Para hacernos una idea de lo que nos ha sucedido en los últimos años, y también lo que nos está pasando ahora mismo, cabe imaginar la economía personal de un trabajador que predecible un salario de mil euros. A ese señor lo llama el director del banco a través del cual cobra la nómina y le dice que está en condiciones de adelantarle el importe de una mensualidad sin gastos financieros o, en la más desfavorable de las situaciones, con unos intereses mínimos. Al trabajador le encanta que, aun ganando sólo 1.000 euros, pueda disponer de 2.000. Eso le encanta a cualquiera. Sin embargo, la bicoca no acaba ahí. El mismo director bancario le anuncia, igualmente, que puede disponer de un crédito adicional de otros mil euros asimismo con intereses muy llevaderos. Pronto el trabajador se hace a la idea de que ya no es un pobre mileurista, sino un empleado bien cotizado que percibe la respetable suma 3.000 euros mensuales.

Un planteamiento de este tipo es tan absurdo como descabellado, eso huelga aclararlo, aunque ello no impide que se haya repetido una y otra vez durante los últimos años. Todavía tengo en mente una oferta para salir de vacaciones y luego pagarlas en dieciocho cómodas mensualidades; es decir, cuando al año siguiente llegue la hora del asueto estival, al sujeto -casi siempre a una familia entera- todavía le quedarán seis cuotas que abonar del veraneo pretérito. Sobra aclarar que antes o después, aunque más bien pronto que tarde, el incauto deberá devolverle al banco esos 2.000 euros adicionales. Tarea un tanto ardua -habida cuenta de que sólo cobra 1.000- que se torna en imposible si se queda en paro.

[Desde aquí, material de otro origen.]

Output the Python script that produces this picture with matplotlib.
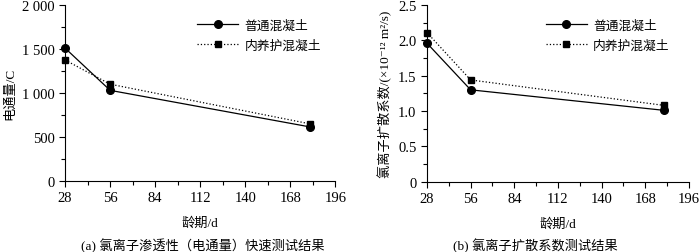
import matplotlib.pyplot as plt
from matplotlib.ticker import MultipleLocator, FuncFormatter

plt.rcParams['font.family'] = ['Liberation Serif', 'DejaVu Serif', 'Noto Sans CJK SC']
plt.rcParams['axes.unicode_minus'] = False

# 龄期 (d)
ages = [28, 56, 180]

# (a) 电通量 / C
flux_normal = [1510, 1030, 615]
flux_internal = [1375, 1100, 650]

# (b) 氯离子扩散系数 ×1e-12 m2/s
diff_normal = [1.96, 1.30, 1.01]
diff_internal = [2.11, 1.44, 1.08]

labels = ['普通混凝土', '内养护混凝土']

fig = plt.figure(figsize=(7, 2.53), dpi=100)
ax1 = fig.add_axes([0.093, 0.281, 0.386, 0.695])
ax2 = fig.add_axes([0.610, 0.278, 0.374, 0.698])


def style(ax):
    for s in ['top', 'right']:
        ax.spines[s].set_visible(False)
    for s in ['left', 'bottom']:
        ax.spines[s].set_linewidth(0.8)
    ax.set_xlim(28, 196)
    ax.xaxis.set_major_locator(MultipleLocator(28))
    ax.xaxis.set_minor_locator(MultipleLocator(14))
    ax.tick_params(which='major', direction='out', length=4, width=0.8, labelsize=10.5)
    ax.tick_params(which='minor', direction='out', length=3, width=0.8)
    ax.set_xlabel('龄期/d', fontsize=9.5, labelpad=9)


def draw(ax, a, b, anchor):
    ax.plot(ages, a, '-', color='black', lw=0.9, marker='o', ms=5.5, label=labels[0], clip_on=False)
    ax.plot(ages, b, ':', color='black', lw=0.9, marker='s', ms=4.5, label=labels[1], clip_on=False)
    ax.legend(loc='upper right', bbox_to_anchor=anchor, frameon=False,
              fontsize=9.2, handlelength=3.2, handletextpad=0.5, labelspacing=0.6)


draw(ax1, flux_normal, flux_internal, (0.99, 0.985))
style(ax1)
ax1.set_ylim(0, 2000)
ax1.yaxis.set_major_locator(MultipleLocator(500))
ax1.yaxis.set_minor_locator(MultipleLocator(250))
ax1.yaxis.set_major_formatter(FuncFormatter(lambda v, p: f'{int(v):,}'.replace(',', ' ')))
ax1.set_ylabel('电通量/C', fontsize=9.5, labelpad=4)
fig.text(0.29, 0.01, '(a) 氯离子渗透性（电通量）快速测试结果', ha='center', fontsize=9.5)

draw(ax2, diff_normal, diff_internal, (0.97, 0.985))
style(ax2)
ax2.set_ylim(0, 2.5)
ax2.yaxis.set_major_locator(MultipleLocator(0.5))
ax2.yaxis.set_minor_locator(MultipleLocator(0.25))
ax2.yaxis.set_major_formatter(FuncFormatter(lambda v, p: '0' if v == 0 else f'{v:.1f}'))
ax2.set_ylabel('氯离子扩散系数/(×10⁻¹² m²/s)', fontsize=9.5, labelpad=4)
fig.text(0.765, 0.01, '(b) 氯离子扩散系数测试结果', ha='center', fontsize=9.5)

fig.savefig('out.png', dpi=100)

A España le está sucediendo como país lo que a muchos de sus habitantes como personas: el Estado se está endeudando irresponsablemente para sufragar el paro y se está quedando sin empleo en forma de empresas que, agotados sus recursos, echan el candado sin mirar atrás; o simplemente se van con la música a otra parte. Pero no a lejanos países para explotar una mano de obra barata, sino simplemente a Francia -lugar donde los salarios son más altos que los españoles- por la trivial circunstancia de que allí la electricidad cuesta menos. Francia tiene un montón de centrales nucleares; muchísimas más que nosotros, porque aquí cuatro progres se han empeñado en ganar la batalla de la absoluta desactivación atómica. O de que no se construya el puerto de Granadilla para salvar unos hierbajos submarinos que crecen a mansalva por doquier. Si esos cuatro progres no viviesen al seguro calor de un sueldo público quizá pensarían de otra forma, pero de momento viven al seguro calor de un sueldo público. Ya veremos en cuánto tiempo, y con quién en la Moncloa, retornamos a ese déficit límite del tres por ciento del PIB. O, lo que es equivalente, cuánto tiempo más vamos a seguir pensando que no ganamos mil euros sino tres mil, tanto en el ámbito personal como en el colectivo.